Ryan Claycomb, a professor in the West Virginia University Department of English and interim director of the WVU Humanities Center, is working to create pathways for more flexible doctoral degrees in the humanities, particularly English and history. 

Ryan Claycomb
Ryan Claycomb

“We need to develop a base for deep expertise in the human-focused knowledge and skills necessary to educate an Appalachian workforce ready to think through the cultural challenges that come with our changing technical, economic and natural landscapes,” Claycomb said. “The humanities provide significant insight into these cultural shifts and teach the skills necessary to navigate them.”

A $21,352 National Endowment for the Humanities Next Generation Ph.D. grant will support the initiative.

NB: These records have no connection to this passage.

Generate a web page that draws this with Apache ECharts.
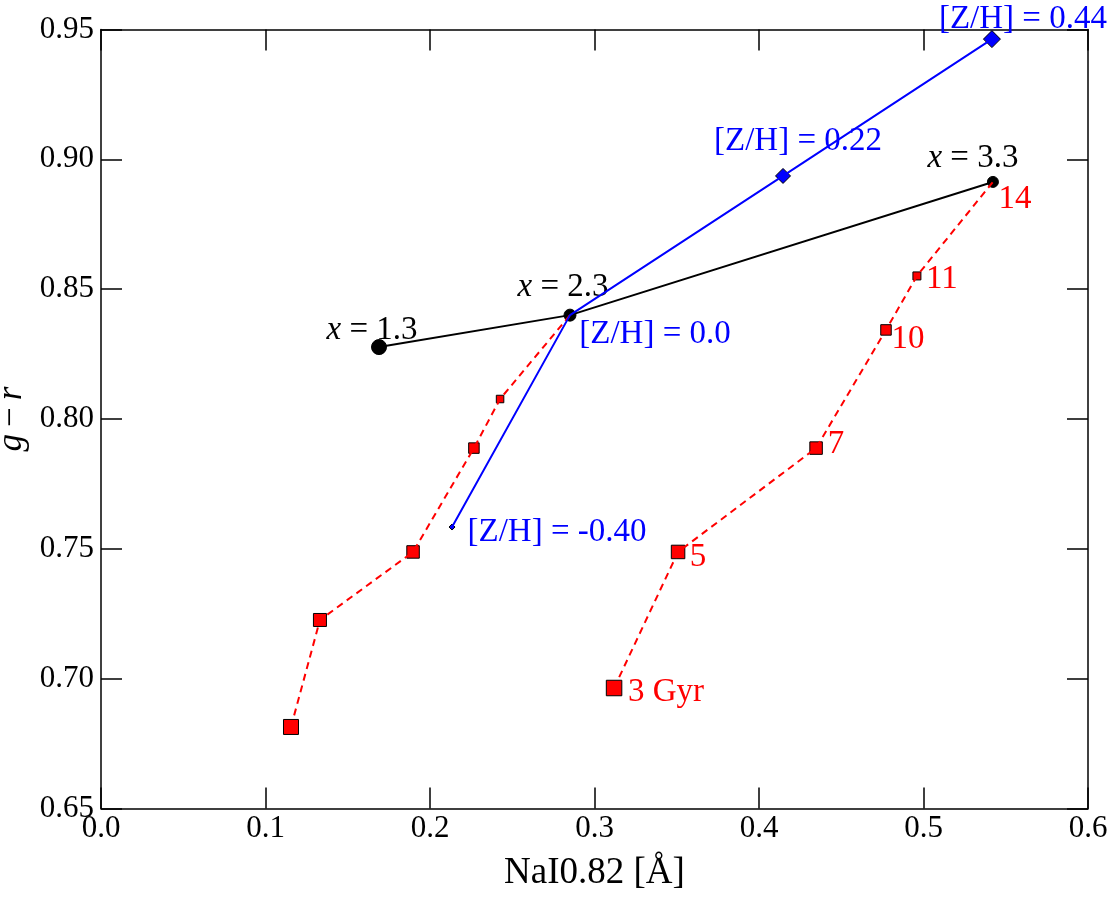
<!DOCTYPE html>
<html>
<head>
<meta charset="utf-8">
<script src="https://cdn.jsdelivr.net/npm/echarts@6/dist/echarts.min.js"></script>
<style>
html,body{margin:0;padding:0;background:#fff;}
#chart{width:1113px;height:901px;}
</style>
</head>
<body>
<div id="chart"></div>
<script>
// ---- data ----
const xTickValues = [0.0, 0.1, 0.2, 0.3, 0.4, 0.5, 0.6];
const yTickValues = [0.65, 0.70, 0.75, 0.80, 0.85, 0.90, 0.95];

// IMF slope track (black): x = 1.3, 2.3, 3.3
const imfLabels = ['1.3', '2.3', '3.3'];
const imfNaI = [0.169, 0.2851, 0.5422];
const imfGR = [0.8277, 0.840, 0.8913];

// metallicity track (blue)
const zhLabels = ['-0.40', '0.0', '0.22', '0.44'];
const zhNaI = [0.2134, 0.2851, 0.4146, 0.5416];
const zhGR = [0.7584, 0.840, 0.8936, 0.9463];

// age track, x = 2.3 (red, left)
const ageLeftNaI = [0.1155, 0.1331, 0.1897, 0.2267, 0.2426, 0.2851];
const ageLeftGR = [0.6814, 0.7226, 0.7488, 0.7888, 0.8077, 0.840];

// age track, x = 3.3 (red, right)
const ageRightLabels = ['3 Gyr', '5', '7', '10', '11', '14'];
const ageRightNaI = [0.3119, 0.3508, 0.4347, 0.4772, 0.4960, 0.5422];
const ageRightGR = [0.6964, 0.7488, 0.7888, 0.8343, 0.8551, 0.8913];

// ---- styles ----
const FONT = "'Liberation Serif', 'DejaVu Serif', serif";
const imfSizes = [15, 12, 11];
const imfOffsets = [[-7, -17], [-7, -28], [-20, -24]];
const zhSizes = [6, 10, 15, 17];
const zhOffsets = [[105, 5], [85, 19], [15, -35], [31, -20]];
const ageLeftSizes = [15, 13, 12.5, 10.5, 7.5, 0];
const ageRightSizes = [15.5, 13.5, 12.5, 10.5, 8, 0];
const ageRightOffsets = [[52, 4], [20, 5], [20, -4], [22, 9], [25, 3], [22, 17]];

function pairs(xs, ys) { return xs.map((x, i) => [x, ys[i]]); }

const labelBase = {
  show: true, position: 'inside', align: 'center', verticalAlign: 'middle',
  fontFamily: FONT, fontSize: 33
};

const chart = echarts.init(document.getElementById('chart'), null, {renderer: 'canvas'});

const axisCommonX = {
  type: 'value', min: 0, max: 0.6, interval: 0.1,
  axisLine: {show: true, onZero: false, lineStyle: {color: '#000', width: 1.5}},
  axisTick: {show: true, inside: true, length: 21, lineStyle: {color: '#000', width: 1.5}},
  splitLine: {show: false}
};
const axisCommonY = {
  type: 'value', min: 0.65, max: 0.95, interval: 0.05,
  axisLine: {show: true, onZero: false, lineStyle: {color: '#000', width: 1.5}},
  axisTick: {show: true, inside: true, length: 21, lineStyle: {color: '#000', width: 1.5}},
  splitLine: {show: false}
};

const option = {
  backgroundColor: '#fff',
  animation: false,
  grid: {left: 101, right: 25, top: 29.5, bottom: 92.5, containLabel: false, outerBoundsMode: 'none'},
  xAxis: [
    Object.assign({}, axisCommonX, {
      position: 'bottom',
      axisLabel: {show: true, margin: 5, color: '#000', fontFamily: FONT, fontSize: 31,
        formatter: v => v.toFixed(1)},
      name: 'NaI0.82 [Å]', nameLocation: 'middle', nameGap: 46,
      nameTextStyle: {color: '#000', fontFamily: FONT, fontSize: 37}
    }),
    Object.assign({}, axisCommonX, {position: 'top', axisLabel: {show: false}})
  ],
  yAxis: [
    Object.assign({}, axisCommonY, {
      position: 'left',
      axisLabel: {show: true, margin: 7, color: '#000', fontFamily: FONT, fontSize: 31,
        formatter: v => v.toFixed(2)},
      name: '{i|g}\u2009\u2212\u2009{i|r}', nameLocation: 'middle', nameGap: 68,
      nameTextStyle: {color: '#000', fontFamily: FONT, fontSize: 35,
        rich: {i: {fontStyle: 'italic', fontFamily: FONT, fontSize: 35, color: '#000'}}}
    }),
    Object.assign({}, axisCommonY, {position: 'right', axisLabel: {show: false}})
  ],
  series: [
    // lines (drawn above markers)
    {
      type: 'line', name: 'imf-line', z: 5, showSymbol: false, symbol: 'none', silent: true,
      data: pairs(imfNaI, imfGR),
      lineStyle: {color: '#000', width: 2}
    },
    {
      type: 'line', name: 'age-left-line', z: 6, showSymbol: false, symbol: 'none', silent: true,
      data: pairs(ageLeftNaI, ageLeftGR),
      lineStyle: {color: '#ff0000', width: 2, type: [7, 5]}
    },
    {
      type: 'line', name: 'age-right-line', z: 6, showSymbol: false, symbol: 'none', silent: true,
      data: pairs(ageRightNaI, ageRightGR),
      lineStyle: {color: '#ff0000', width: 2, type: [7, 5]}
    },
    {
      type: 'line', name: 'zh-line', z: 7, showSymbol: false, symbol: 'none', silent: true,
      data: pairs(zhNaI, zhGR),
      lineStyle: {color: '#0000ff', width: 2}
    },
    // markers
    {
      type: 'scatter', name: 'age-left', z: 2,
      data: ageLeftNaI.map((x, i) => ({
        value: [x, ageLeftGR[i]], symbolSize: ageLeftSizes[i],
        itemStyle: ageLeftSizes[i] ? {} : {color: 'transparent', borderWidth: 0}
      })),
      symbol: 'rect',
      itemStyle: {color: '#ff0000', borderColor: '#000', borderWidth: 1, opacity: 1}
    },
    {
      type: 'scatter', name: 'age-right', z: 2,
      data: ageRightNaI.map((x, i) => ({
        value: [x, ageRightGR[i]], symbolSize: ageRightSizes[i] || 1,
        itemStyle: ageRightSizes[i] ? {} : {color: 'transparent', borderWidth: 0},
        label: Object.assign({}, labelBase, {
          color: '#ff0000', offset: ageRightOffsets[i], formatter: ageRightLabels[i]
        })
      })),
      symbol: 'rect',
      itemStyle: {color: '#ff0000', borderColor: '#000', borderWidth: 1, opacity: 1}
    },
    {
      type: 'scatter', name: 'zh', z: 2,
      data: zhNaI.map((x, i) => ({
        value: [x, zhGR[i]], symbolSize: zhSizes[i],
        label: Object.assign({}, labelBase, {
          color: '#0000ff', offset: zhOffsets[i], formatter: '[Z/H] = ' + zhLabels[i]
        })
      })),
      symbol: 'diamond',
      itemStyle: {color: '#0000ff', borderColor: '#000', borderWidth: 1, opacity: 1}
    },
    {
      type: 'scatter', name: 'imf', z: 3,
      data: imfNaI.map((x, i) => ({
        value: [x, imfGR[i]], symbolSize: imfSizes[i],
        label: Object.assign({}, labelBase, {
          color: '#000', offset: imfOffsets[i], formatter: '{i|x} = ' + imfLabels[i],
          rich: {i: {fontStyle: 'italic', fontFamily: FONT, fontSize: 33, color: '#000'}}
        })
      })),
      symbol: 'circle',
      itemStyle: {color: '#000', borderColor: '#000', borderWidth: 1, opacity: 1}
    }
  ]
};
chart.setOption(option);
</script>
</body>
</html>
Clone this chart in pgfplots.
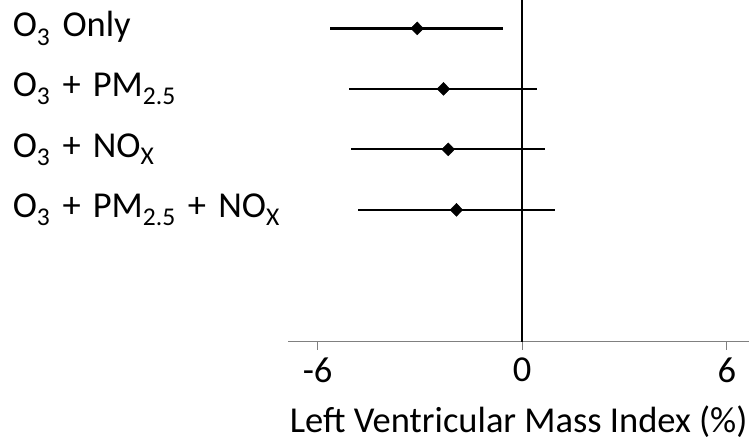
\documentclass[border=0pt]{standalone}
\usepackage{pgfplots}
\pgfplotsset{compat=1.18}
\usepackage{pgfplotstable}
\usepackage{fontspec}
\setmainfont{Carlito}

% row  est   lo    hi
\pgfplotstableread{
row est lo hi
4 -3.08 -5.63 -0.56
3 -2.31 -5.07 0.42
2 -2.17 -5.02 0.66
1 -1.93 -4.82 0.95
}\lvmi

\begin{document}
\begin{tikzpicture}
\begin{axis}[
  name=ax,
  scale only axis,
  width=460.7pt, height=341.7pt,
  xmin=-6.86, xmax=6.65,
  ymin=-1.18, ymax=4.47,
  axis x line*=bottom,
  axis y line*=left,
  y axis line style={draw=none},
  x axis line style={draw=gray, line width=1.3pt},
  xtick={-6,0,6},
  xticklabels={-6,0,6},
  xtick align=outside,
  major tick length=8pt,
  xtick style={draw=gray, line width=1.3pt},
  ytick={1,2,3,4},
  yticklabels={O\textsubscript{3} + PM\textsubscript{2.5} + NO\textsubscript{X},
               O\textsubscript{3} + NO\textsubscript{X},
               O\textsubscript{3} + PM\textsubscript{2.5},
               O\textsubscript{3} Only},
  ytick style={draw=none},
  yticklabel style={text width=272pt, align=left},
  ticklabel style={font=\fontsize{36.5}{42}\selectfont},
  xticklabel style={yshift=-5pt},
  xlabel={Left Ventricular Mass Index (\%)},
  xlabel style={font=\fontsize{36.5}{42}\selectfont, yshift=-16pt},
  clip=false,
]
\addplot[black, line width=2.3pt] coordinates {(0,-1.18) (0,4.47)};
\addplot[black, only marks, mark=diamond*, mark size=6.5pt,
         mark options={fill=black, xscale=1.3},
         error bars/.cd, x dir=both, x explicit, error mark=none,
         error bar style={line width=2.2pt, black}]
  table[x=est, y=row,
        x error plus expr=\thisrow{hi}-\thisrow{est},
        x error minus expr=\thisrow{est}-\thisrow{lo}] {\lvmi};
\end{axis}
\pgfresetboundingbox
\path[use as bounding box] ([xshift=-288.3pt, yshift=-102.3pt]ax.south west) rectangle (ax.north east);
\end{tikzpicture}
\end{document}
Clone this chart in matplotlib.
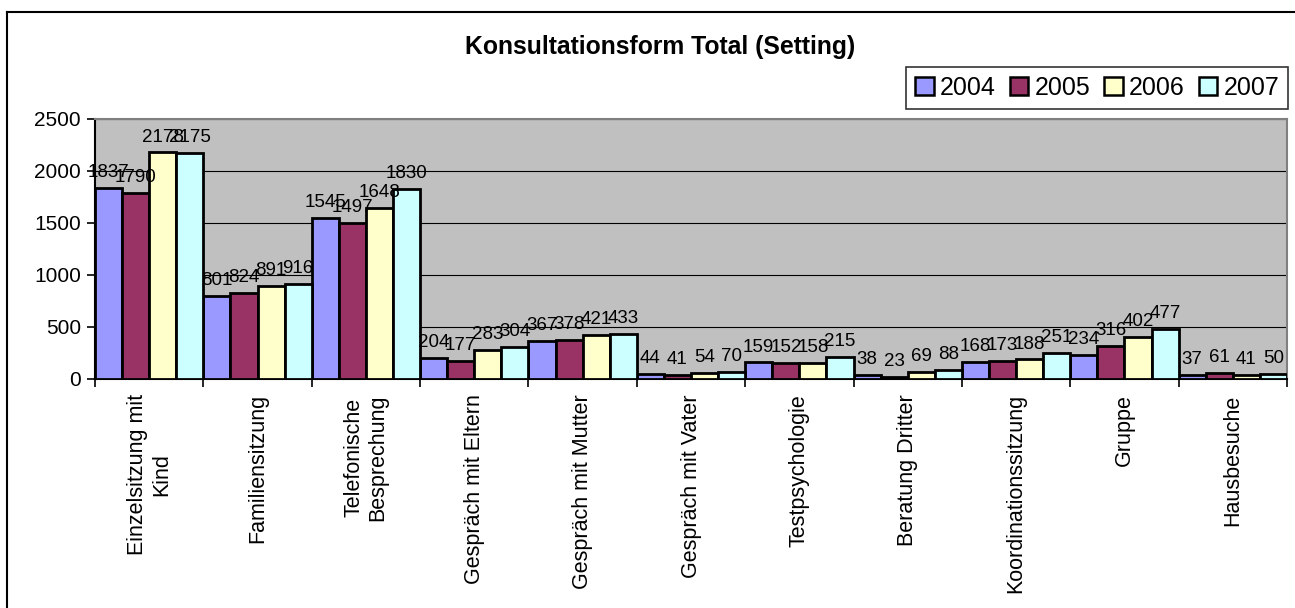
import numpy as np
import matplotlib
matplotlib.use("Agg")
import matplotlib.pyplot as plt
from matplotlib.lines import Line2D

plt.rcParams['font.family'] = ['Liberation Sans', 'DejaVu Sans']

categories = ["Einzelsitzung mit\nKind", "Familiensitzung", "Telefonische\nBesprechung",
              "Gespräch mit Eltern", "Gespräch mit Mutter", "Gespräch mit Vater",
              "Testpsychologie", "Beratung Dritter", "Koordinationssitzung",
              "Gruppe", "Hausbesuche"]
years = ["2004", "2005", "2006", "2007"]
v2004 = [1837, 801, 1545, 204, 367, 44, 159, 38, 168, 234, 37]
v2005 = [1790, 824, 1497, 177, 378, 41, 152, 23, 173, 316, 61]
v2006 = [2178, 891, 1648, 283, 421, 54, 158, 69, 188, 402, 41]
v2007 = [2175, 916, 1830, 304, 433, 70, 215, 88, 251, 477, 50]
colors = ["#9999FF", "#993366", "#FFFFCC", "#CCFFFF"]

W, H = 1295, 608
fig = plt.figure(figsize=(W / 100, H / 100), dpi=100)
ax = fig.add_axes([95 / W, 1 - 379 / H, (1287 - 95) / W, (379 - 119) / H])
ax.set_facecolor("#C0C0C0")

x = np.arange(len(categories))
bw = 0.25
series = [v2004, v2005, v2006, v2007]
for i, vals in enumerate(series):
    pos = x - 0.375 + i * bw
    ax.bar(pos, vals, bw, color=colors[i], edgecolor="black", linewidth=2,
           label=years[i], zorder=3)
    for px, v in zip(pos, vals):
        ax.annotate(str(v), (px, v), xytext=(0, 5), textcoords="offset points",
                    ha="center", va="bottom", fontsize=13.5, zorder=4)

ax.set_xlim(-0.5, len(categories) - 0.5)
ax.set_ylim(0, 2500)
ax.set_yticks(np.arange(0, 2501, 500))
ax.yaxis.grid(True, color="black", linewidth=0.8, zorder=1)
ax.set_axisbelow(True)
ax.tick_params(axis="y", direction="out", length=6, width=1.2, labelsize=15, pad=4)

ax.set_xticks(x)
ax.set_xticklabels(categories, rotation=90, fontsize=15.5, va="top", ha="center",
                   multialignment="center")
ax.tick_params(axis="x", which="major", length=0, pad=11)
ax.set_xticks(np.arange(-0.5, len(categories), 1), minor=True)
ax.tick_params(axis="x", which="minor", direction="out", length=6, width=1.2)

for s in ["top", "right"]:
    ax.spines[s].set_color("#808080")
    ax.spines[s].set_linewidth(1.5)
for s in ["left", "bottom"]:
    ax.spines[s].set_color("black")
    ax.spines[s].set_linewidth(1.5)

fig.text(660 / W, 1 - 47 / H, "Konsultationsform Total (Setting)", ha="center",
         va="center", fontsize=17.8, fontweight="bold")

leg = fig.legend(loc="upper right", bbox_to_anchor=(1288 / W, 1 - 67 / H), ncol=4,
                 fontsize=18, frameon=True, fancybox=False, handlelength=0.75,
                 handleheight=0.75, handletextpad=0.25, columnspacing=0.55,
                 borderpad=0.35, borderaxespad=0)
leg.get_frame().set_edgecolor("black")
leg.get_frame().set_linewidth(1.2)
for h in leg.legend_handles:
    h.set_linewidth(1.8)

fig.add_artist(Line2D([7 / W, 1], [1 - 12 / H, 1 - 12 / H], color="black", linewidth=1.5,
                      transform=fig.transFigure))
fig.add_artist(Line2D([7 / W, 7 / W], [0, 1 - 12 / H], color="black", linewidth=1.5,
                      transform=fig.transFigure))

fig.savefig("out.png", dpi=100)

“We hope to continue to train students to engage at a rigorous scholarly level, but find ways to communicate scholarship through other media and career paths that would take the skills of a humanities Ph.D. and apply them in broader, more immediate ways,” Claycomb said. “This is a way to connect our graduate students to the well-being of our state by trying to open up some of those career pathways.”  

The initiative includes plans to explore new funding models to support students, including graduate assistantships and internships in non-teaching positions to expand their repertoires. 

"This NEH grant is an excellent opportunity for the Department of English and all of us who believe in the value of graduate work in the humanities,” said Brian Ballentine, interim chair of the Department of English. “We are thrilled by the news of (Claycomb's) success, and we look forward to working with our colleagues to begin strategically transforming some of our curriculum."

The planning committee will also examine potential curriculum changes that might integrate skills such as public humanities communication, digital publication, arts and cultural resource management skills, advanced archiving and flexible teaching strategies. 

“This initiative will help students be more competitive for different kinds of opportunities and careers,” said Joseph Hodge, chair of the Department of History. “We’re working to be creative to find ways to give our students opportunities to teach but also to do something other than teaching to diversify their experiences and opportunities.” 

Beginning fall 2018, Claycomb will lead a committee of approximately 40 WVU faculty, staff, students, alumni and community partners to begin the planning process.

“Our goal is to think about all the different ways we can apply humanities knowledge,” Claycomb said. “This is a concerted way to rethink our existing approach.”